>> start DATA EXCERPT
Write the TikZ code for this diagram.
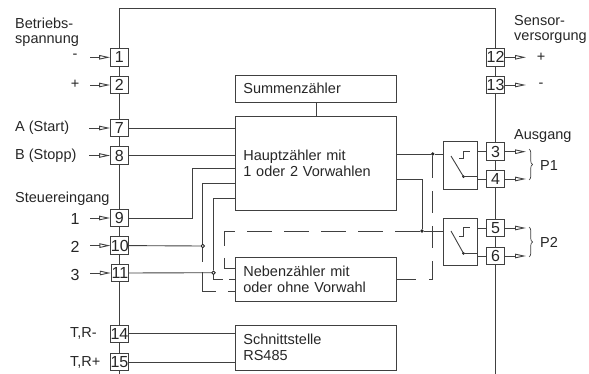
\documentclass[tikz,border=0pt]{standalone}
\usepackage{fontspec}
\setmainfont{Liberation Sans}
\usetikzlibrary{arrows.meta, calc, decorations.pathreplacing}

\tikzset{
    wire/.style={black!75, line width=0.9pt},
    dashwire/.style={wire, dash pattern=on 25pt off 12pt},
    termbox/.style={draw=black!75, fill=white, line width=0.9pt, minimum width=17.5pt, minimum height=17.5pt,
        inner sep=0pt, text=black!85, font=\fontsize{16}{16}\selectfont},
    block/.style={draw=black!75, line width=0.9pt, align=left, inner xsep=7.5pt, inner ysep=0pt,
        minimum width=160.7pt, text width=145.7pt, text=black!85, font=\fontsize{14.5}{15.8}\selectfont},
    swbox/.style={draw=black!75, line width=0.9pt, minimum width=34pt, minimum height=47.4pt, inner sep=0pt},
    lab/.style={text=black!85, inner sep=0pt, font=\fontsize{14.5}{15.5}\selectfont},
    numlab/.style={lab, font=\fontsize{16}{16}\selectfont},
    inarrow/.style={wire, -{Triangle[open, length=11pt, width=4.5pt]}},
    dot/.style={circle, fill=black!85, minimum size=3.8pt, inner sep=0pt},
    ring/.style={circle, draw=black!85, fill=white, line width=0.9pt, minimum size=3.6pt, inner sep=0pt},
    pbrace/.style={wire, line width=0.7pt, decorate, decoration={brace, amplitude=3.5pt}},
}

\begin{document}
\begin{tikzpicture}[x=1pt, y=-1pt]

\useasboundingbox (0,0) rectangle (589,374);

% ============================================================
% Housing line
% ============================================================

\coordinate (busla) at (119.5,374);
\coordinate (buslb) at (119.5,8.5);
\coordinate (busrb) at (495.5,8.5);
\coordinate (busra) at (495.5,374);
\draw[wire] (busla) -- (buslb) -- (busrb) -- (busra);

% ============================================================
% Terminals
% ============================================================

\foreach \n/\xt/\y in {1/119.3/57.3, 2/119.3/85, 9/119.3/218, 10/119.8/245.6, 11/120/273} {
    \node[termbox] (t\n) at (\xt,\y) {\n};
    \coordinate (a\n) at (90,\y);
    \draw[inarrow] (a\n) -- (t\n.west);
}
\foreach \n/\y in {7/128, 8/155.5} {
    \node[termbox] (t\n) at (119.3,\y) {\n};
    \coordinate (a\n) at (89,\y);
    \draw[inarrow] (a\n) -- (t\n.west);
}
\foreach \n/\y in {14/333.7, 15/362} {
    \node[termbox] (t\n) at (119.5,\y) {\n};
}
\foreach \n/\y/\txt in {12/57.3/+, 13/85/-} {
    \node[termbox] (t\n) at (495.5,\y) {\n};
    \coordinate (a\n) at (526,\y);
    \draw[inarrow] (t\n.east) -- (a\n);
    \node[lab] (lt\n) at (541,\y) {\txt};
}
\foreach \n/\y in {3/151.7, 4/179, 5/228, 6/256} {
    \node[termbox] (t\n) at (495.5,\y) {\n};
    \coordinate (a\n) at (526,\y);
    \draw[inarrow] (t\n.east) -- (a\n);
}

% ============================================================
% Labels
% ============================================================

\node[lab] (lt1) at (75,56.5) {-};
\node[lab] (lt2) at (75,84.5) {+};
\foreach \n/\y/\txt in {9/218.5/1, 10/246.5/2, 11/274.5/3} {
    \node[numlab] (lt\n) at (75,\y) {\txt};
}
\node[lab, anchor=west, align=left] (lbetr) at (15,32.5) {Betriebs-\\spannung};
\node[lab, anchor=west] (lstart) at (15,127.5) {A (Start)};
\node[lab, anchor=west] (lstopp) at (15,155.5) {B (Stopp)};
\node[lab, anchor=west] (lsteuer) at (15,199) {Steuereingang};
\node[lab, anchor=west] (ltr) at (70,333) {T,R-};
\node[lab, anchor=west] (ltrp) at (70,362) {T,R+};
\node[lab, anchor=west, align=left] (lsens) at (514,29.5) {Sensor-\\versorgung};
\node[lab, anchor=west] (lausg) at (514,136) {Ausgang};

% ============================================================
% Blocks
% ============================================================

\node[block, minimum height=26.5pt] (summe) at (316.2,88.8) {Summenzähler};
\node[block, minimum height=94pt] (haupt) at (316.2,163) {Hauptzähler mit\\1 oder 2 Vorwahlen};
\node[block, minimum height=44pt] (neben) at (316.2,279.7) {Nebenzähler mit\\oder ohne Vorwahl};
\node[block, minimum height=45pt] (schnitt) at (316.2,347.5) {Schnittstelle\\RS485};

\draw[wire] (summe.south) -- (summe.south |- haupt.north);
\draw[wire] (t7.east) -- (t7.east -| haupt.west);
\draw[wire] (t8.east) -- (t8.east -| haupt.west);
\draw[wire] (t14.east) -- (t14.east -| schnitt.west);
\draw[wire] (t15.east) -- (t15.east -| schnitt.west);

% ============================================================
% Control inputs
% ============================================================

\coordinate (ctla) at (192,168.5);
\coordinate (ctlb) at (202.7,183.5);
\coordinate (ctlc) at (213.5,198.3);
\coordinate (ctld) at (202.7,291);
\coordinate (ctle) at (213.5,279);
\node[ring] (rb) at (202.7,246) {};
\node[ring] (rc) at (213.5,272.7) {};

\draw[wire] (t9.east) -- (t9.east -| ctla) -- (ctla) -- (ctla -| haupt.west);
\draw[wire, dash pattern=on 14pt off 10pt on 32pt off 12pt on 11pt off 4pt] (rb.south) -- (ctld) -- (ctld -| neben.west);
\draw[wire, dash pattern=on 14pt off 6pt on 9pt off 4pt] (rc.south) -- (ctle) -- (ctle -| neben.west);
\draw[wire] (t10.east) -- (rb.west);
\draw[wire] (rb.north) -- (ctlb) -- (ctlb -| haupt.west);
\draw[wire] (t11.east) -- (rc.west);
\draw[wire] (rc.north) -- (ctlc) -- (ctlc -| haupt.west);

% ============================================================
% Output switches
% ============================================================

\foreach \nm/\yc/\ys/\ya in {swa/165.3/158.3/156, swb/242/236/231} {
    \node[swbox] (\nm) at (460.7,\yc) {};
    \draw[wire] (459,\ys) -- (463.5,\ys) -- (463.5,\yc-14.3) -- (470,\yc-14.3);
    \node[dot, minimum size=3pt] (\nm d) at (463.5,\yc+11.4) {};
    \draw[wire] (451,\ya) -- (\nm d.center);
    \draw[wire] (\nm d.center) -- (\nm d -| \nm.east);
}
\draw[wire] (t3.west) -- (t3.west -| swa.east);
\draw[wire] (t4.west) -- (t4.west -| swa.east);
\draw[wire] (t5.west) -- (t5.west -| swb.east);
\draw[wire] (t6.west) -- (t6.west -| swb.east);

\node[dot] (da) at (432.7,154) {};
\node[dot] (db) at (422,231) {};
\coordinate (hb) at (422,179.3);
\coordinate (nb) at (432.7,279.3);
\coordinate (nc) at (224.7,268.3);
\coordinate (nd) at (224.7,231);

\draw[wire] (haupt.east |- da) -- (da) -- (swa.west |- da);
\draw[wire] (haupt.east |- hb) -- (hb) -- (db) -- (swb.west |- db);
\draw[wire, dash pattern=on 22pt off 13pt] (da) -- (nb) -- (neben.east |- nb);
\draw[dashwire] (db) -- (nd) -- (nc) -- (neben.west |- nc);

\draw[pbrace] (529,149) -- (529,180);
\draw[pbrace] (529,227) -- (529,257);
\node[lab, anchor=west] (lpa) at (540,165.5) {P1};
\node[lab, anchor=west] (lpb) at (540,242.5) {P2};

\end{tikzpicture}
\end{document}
>> end DATA EXCERPT
# TASK TO COMPLETE
In this exercise, set down all of the data exactly, without the pictures.

# THE ANSWER
Write the TikZ code for this diagram.
\documentclass[tikz,border=0pt]{standalone}
\usepackage{fontspec}
\setmainfont{Liberation Sans}
\usetikzlibrary{arrows.meta, calc, decorations.pathreplacing}

\tikzset{
    wire/.style={black!75, line width=0.9pt},
    dashwire/.style={wire, dash pattern=on 25pt off 12pt},
    termbox/.style={draw=black!75, fill=white, line width=0.9pt, minimum width=17.5pt, minimum height=17.5pt,
        inner sep=0pt, text=black!85, font=\fontsize{16}{16}\selectfont},
    block/.style={draw=black!75, line width=0.9pt, align=left, inner xsep=7.5pt, inner ysep=0pt,
        minimum width=160.7pt, text width=145.7pt, text=black!85, font=\fontsize{14.5}{15.8}\selectfont},
    swbox/.style={draw=black!75, line width=0.9pt, minimum width=34pt, minimum height=47.4pt, inner sep=0pt},
    lab/.style={text=black!85, inner sep=0pt, font=\fontsize{14.5}{15.5}\selectfont},
    numlab/.style={lab, font=\fontsize{16}{16}\selectfont},
    inarrow/.style={wire, -{Triangle[open, length=11pt, width=4.5pt]}},
    dot/.style={circle, fill=black!85, minimum size=3.8pt, inner sep=0pt},
    ring/.style={circle, draw=black!85, fill=white, line width=0.9pt, minimum size=3.6pt, inner sep=0pt},
    pbrace/.style={wire, line width=0.7pt, decorate, decoration={brace, amplitude=3.5pt}},
}

\begin{document}
\begin{tikzpicture}[x=1pt, y=-1pt]

\useasboundingbox (0,0) rectangle (589,374);

% ============================================================
% Housing line
% ============================================================

\coordinate (busla) at (119.5,374);
\coordinate (buslb) at (119.5,8.5);
\coordinate (busrb) at (495.5,8.5);
\coordinate (busra) at (495.5,374);
\draw[wire] (busla) -- (buslb) -- (busrb) -- (busra);

% ============================================================
% Terminals
% ============================================================

\foreach \n/\xt/\y in {1/119.3/57.3, 2/119.3/85, 9/119.3/218, 10/119.8/245.6, 11/120/273} {
    \node[termbox] (t\n) at (\xt,\y) {\n};
    \coordinate (a\n) at (90,\y);
    \draw[inarrow] (a\n) -- (t\n.west);
}
\foreach \n/\y in {7/128, 8/155.5} {
    \node[termbox] (t\n) at (119.3,\y) {\n};
    \coordinate (a\n) at (89,\y);
    \draw[inarrow] (a\n) -- (t\n.west);
}
\foreach \n/\y in {14/333.7, 15/362} {
    \node[termbox] (t\n) at (119.5,\y) {\n};
}
\foreach \n/\y/\txt in {12/57.3/+, 13/85/-} {
    \node[termbox] (t\n) at (495.5,\y) {\n};
    \coordinate (a\n) at (526,\y);
    \draw[inarrow] (t\n.east) -- (a\n);
    \node[lab] (lt\n) at (541,\y) {\txt};
}
\foreach \n/\y in {3/151.7, 4/179, 5/228, 6/256} {
    \node[termbox] (t\n) at (495.5,\y) {\n};
    \coordinate (a\n) at (526,\y);
    \draw[inarrow] (t\n.east) -- (a\n);
}

% ============================================================
% Labels
% ============================================================

\node[lab] (lt1) at (75,56.5) {-};
\node[lab] (lt2) at (75,84.5) {+};
\foreach \n/\y/\txt in {9/218.5/1, 10/246.5/2, 11/274.5/3} {
    \node[numlab] (lt\n) at (75,\y) {\txt};
}
\node[lab, anchor=west, align=left] (lbetr) at (15,32.5) {Betriebs-\\spannung};
\node[lab, anchor=west] (lstart) at (15,127.5) {A (Start)};
\node[lab, anchor=west] (lstopp) at (15,155.5) {B (Stopp)};
\node[lab, anchor=west] (lsteuer) at (15,199) {Steuereingang};
\node[lab, anchor=west] (ltr) at (70,333) {T,R-};
\node[lab, anchor=west] (ltrp) at (70,362) {T,R+};
\node[lab, anchor=west, align=left] (lsens) at (514,29.5) {Sensor-\\versorgung};
\node[lab, anchor=west] (lausg) at (514,136) {Ausgang};

% ============================================================
% Blocks
% ============================================================

\node[block, minimum height=26.5pt] (summe) at (316.2,88.8) {Summenzähler};
\node[block, minimum height=94pt] (haupt) at (316.2,163) {Hauptzähler mit\\1 oder 2 Vorwahlen};
\node[block, minimum height=44pt] (neben) at (316.2,279.7) {Nebenzähler mit\\oder ohne Vorwahl};
\node[block, minimum height=45pt] (schnitt) at (316.2,347.5) {Schnittstelle\\RS485};

\draw[wire] (summe.south) -- (summe.south |- haupt.north);
\draw[wire] (t7.east) -- (t7.east -| haupt.west);
\draw[wire] (t8.east) -- (t8.east -| haupt.west);
\draw[wire] (t14.east) -- (t14.east -| schnitt.west);
\draw[wire] (t15.east) -- (t15.east -| schnitt.west);

% ============================================================
% Control inputs
% ============================================================

\coordinate (ctla) at (192,168.5);
\coordinate (ctlb) at (202.7,183.5);
\coordinate (ctlc) at (213.5,198.3);
\coordinate (ctld) at (202.7,291);
\coordinate (ctle) at (213.5,279);
\node[ring] (rb) at (202.7,246) {};
\node[ring] (rc) at (213.5,272.7) {};

\draw[wire] (t9.east) -- (t9.east -| ctla) -- (ctla) -- (ctla -| haupt.west);
\draw[wire, dash pattern=on 14pt off 10pt on 32pt off 12pt on 11pt off 4pt] (rb.south) -- (ctld) -- (ctld -| neben.west);
\draw[wire, dash pattern=on 14pt off 6pt on 9pt off 4pt] (rc.south) -- (ctle) -- (ctle -| neben.west);
\draw[wire] (t10.east) -- (rb.west);
\draw[wire] (rb.north) -- (ctlb) -- (ctlb -| haupt.west);
\draw[wire] (t11.east) -- (rc.west);
\draw[wire] (rc.north) -- (ctlc) -- (ctlc -| haupt.west);

% ============================================================
% Output switches
% ============================================================

\foreach \nm/\yc/\ys/\ya in {swa/165.3/158.3/156, swb/242/236/231} {
    \node[swbox] (\nm) at (460.7,\yc) {};
    \draw[wire] (459,\ys) -- (463.5,\ys) -- (463.5,\yc-14.3) -- (470,\yc-14.3);
    \node[dot, minimum size=3pt] (\nm d) at (463.5,\yc+11.4) {};
    \draw[wire] (451,\ya) -- (\nm d.center);
    \draw[wire] (\nm d.center) -- (\nm d -| \nm.east);
}
\draw[wire] (t3.west) -- (t3.west -| swa.east);
\draw[wire] (t4.west) -- (t4.west -| swa.east);
\draw[wire] (t5.west) -- (t5.west -| swb.east);
\draw[wire] (t6.west) -- (t6.west -| swb.east);

\node[dot] (da) at (432.7,154) {};
\node[dot] (db) at (422,231) {};
\coordinate (hb) at (422,179.3);
\coordinate (nb) at (432.7,279.3);
\coordinate (nc) at (224.7,268.3);
\coordinate (nd) at (224.7,231);

\draw[wire] (haupt.east |- da) -- (da) -- (swa.west |- da);
\draw[wire] (haupt.east |- hb) -- (hb) -- (db) -- (swb.west |- db);
\draw[wire, dash pattern=on 22pt off 13pt] (da) -- (nb) -- (neben.east |- nb);
\draw[dashwire] (db) -- (nd) -- (nc) -- (neben.west |- nc);

\draw[pbrace] (529,149) -- (529,180);
\draw[pbrace] (529,227) -- (529,257);
\node[lab, anchor=west] (lpa) at (540,165.5) {P1};
\node[lab, anchor=west] (lpb) at (540,242.5) {P2};

\end{tikzpicture}
\end{document}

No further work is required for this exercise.